10) Call me out. We learn from what we are modeled. When you see me parenting from a place of emotionless detachment or unhealthy attachment, when you see me controlling hearts instead of fertilizing hearts, when you see me trying to please man not God, when you see me forgiving on autopilot without first feeling, when you see me surviving not thriving, when you see me preaching a gospel of guilt to myself rather than freedom, when you see me treating play as frivolous and work as sacred, when you see me speaking to the worst within my children rather than calling them by their new names and natures ... Call me out. Correct me. Question me. Sharpen me. Soften me. God uses His people so mightily in this way, and I invite you in my life to continue this good work as His Spirit beckons you to.

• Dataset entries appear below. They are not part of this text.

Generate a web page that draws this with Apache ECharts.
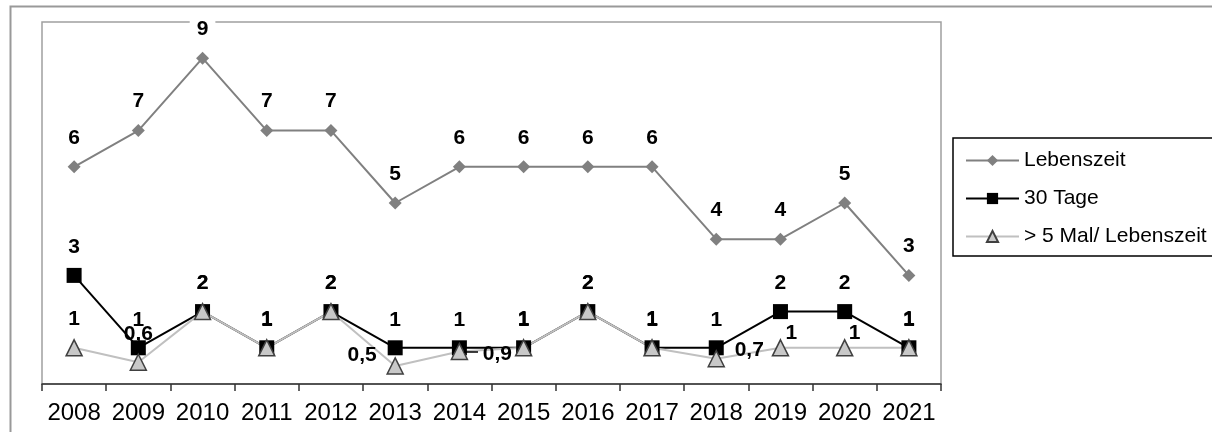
<!DOCTYPE html>
<html>
<head>
<meta charset="utf-8">
<script src="https://cdn.jsdelivr.net/npm/echarts@6/dist/echarts.min.js"></script>
<style>
  html, body { margin: 0; padding: 0; background: #fff; }
  #chart { width: 1212px; height: 432px; }
</style>
</head>
<body>
<div id="chart"></div>
<script>
var years = ["2008", "2009", "2010", "2011", "2012", "2013", "2014", "2015", "2016", "2017", "2018", "2019", "2020", "2021"];
var lebenszeit = [6, 7, 9, 7, 7, 5, 6, 6, 6, 6, 4, 4, 5, 3];
var tage30 = [3, 1, 2, 1, 2, 1, 1, 1, 2, 1, 1, 2, 2, 1];
var mal5 = [1, 0.6, 2, 1, 2, 0.5, 0.9, 1, 2, 1, 0.7, 1, 1, 1];

// label placement for the points of "> 5 Mal" that sit off the other line
var mal5LabelOffset = {
  5: [-33, -11],
  6: [38, 3],
  10: [33, -8],
  11: [11, -15],
  12: [10, -15]
};

var fontName = "Liberation Sans, Arial, sans-serif";

function comma(p) {
  return String(p.value).replace(".", ",");
}

var labelBase = {
  show: true,
  position: "top",
  color: "#000",
  fontWeight: "bold",
  fontSize: 21,
  fontFamily: fontName,
  formatter: comma
};

var lebenData = lebenszeit.map(function (v, i) {
  if (v === 9) {
    return { value: v, label: { backgroundColor: "#fff", padding: [0, 7] } };
  }
  return v;
});

var mal5Data = mal5.map(function (v, i) {
  var off = mal5LabelOffset[i];
  if (!off) return v;
  return { value: v, label: { position: "inside", offset: off, distance: 0 } };
});

var myChart = echarts.init(document.getElementById("chart"));
var option = {
  animation: false,
  textStyle: { fontFamily: fontName },
  graphic: [
    {
      type: "rect",
      left: 8,
      top: 4,
      z: -10,
      shape: { width: 1300, height: 500 },
      style: { fill: "none", stroke: "#999", lineWidth: 2 }
    },
    {
      // short leader from the 2014 point to its label
      type: "line",
      z: 10,
      shape: { x1: 464, y1: 352, x2: 478, y2: 352 },
      style: { stroke: "#000", lineWidth: 1.5 }
    }
  ],
  grid: {
    left: 42,
    right: 271,
    top: 22,
    bottom: 48,
    show: true,
    borderColor: "#a0a0a0",
    borderWidth: 1.5
  },
  legend: {
    orient: "vertical",
    left: 953,
    top: 138,
    itemWidth: 53,
    itemHeight: 14,
    itemGap: 17,
    padding: [12, 40, 9, 12],
    borderColor: "#000",
    borderWidth: 1.5,
    textStyle: { fontSize: 21, color: "#000", fontFamily: fontName },
    data: ["Lebenszeit", "30 Tage", "> 5 Mal/ Lebenszeit"]
  },
  xAxis: {
    type: "category",
    data: years,
    boundaryGap: true,
    axisLine: { lineStyle: { color: "#333", width: 1.5 } },
    axisTick: { show: true, length: 7, interval: 0, lineStyle: { color: "#333", width: 1.5 } },
    axisLabel: { interval: 0, color: "#000", fontSize: 24, margin: 17, fontFamily: fontName }
  },
  yAxis: {
    type: "value",
    min: 0,
    max: 10,
    show: false,
    splitLine: { show: false }
  },
  series: [
    {
      name: "Lebenszeit",
      type: "line",
      data: lebenData,
      symbol: "diamond",
      symbolSize: 13,
      lineStyle: { color: "#808080", width: 2 },
      itemStyle: { color: "#808080" },
      label: Object.assign({}, labelBase, { distance: 12 })
    },
    {
      name: "30 Tage",
      type: "line",
      data: tage30,
      symbol: "rect",
      symbolSize: 15,
      lineStyle: { color: "#000", width: 2 },
      itemStyle: { color: "#000" },
      label: Object.assign({}, labelBase, { distance: 10 })
    },
    {
      name: "> 5 Mal/ Lebenszeit",
      type: "line",
      data: mal5Data,
      symbol: "triangle",
      symbolSize: 16,
      lineStyle: { color: "#c0c0c0", width: 2 },
      itemStyle: { color: "#c8c8c8", borderColor: "#404040", borderWidth: 1.5 },
      label: Object.assign({}, labelBase, { distance: 9 })
    }
  ]
};
myChart.setOption(option);
</script>
</body>
</html>
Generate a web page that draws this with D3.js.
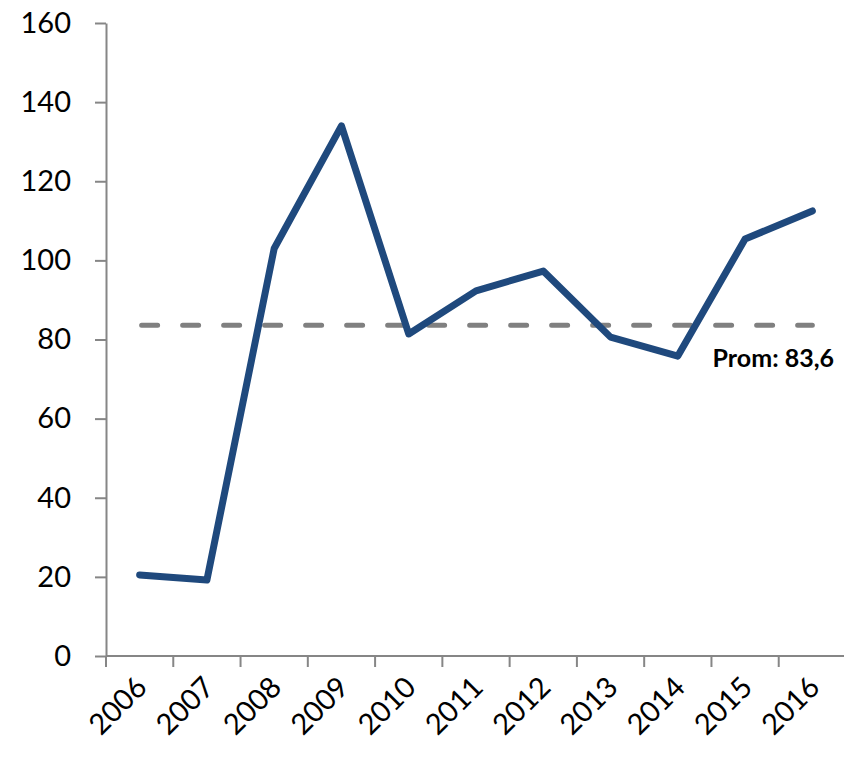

Most importantly, be the messy, broken, awkward, in-progress, beautiful Church. If we had gone to one single church where people were raw and real about their journey - if they were honest that their lives were in shambles and their hope was frayed and their faith was starving and that it was okay to share your story too because God loves broken, scared, reckless people and He is very good at kissing tears and drawing near to the brokenhearted ... I may have just shared my story before it ate me alive for two decades. I may have, at 8 or 9, felt safe enough to call out for help - something that could have also spared my mom and brothers decades of abuse. Throw your awkward sex life, your angry streak, your insecurities, your job-as-identity, your motherhood-fails, your gaping loneliness, your brink-of-despair, your financial stretched-ness, your nagging doubt, your short-breathed faith out there ... In prayer, in small groups, amongst friends, at the alter, in worship ... make it all fair game for God to heal and His Bride to minister to. Because sometimes we need to be carried to the Healer by the faith of our friends (Like 15:17) and we need to know that in God's house it's ok to expose our crippled places while we wait on His graces.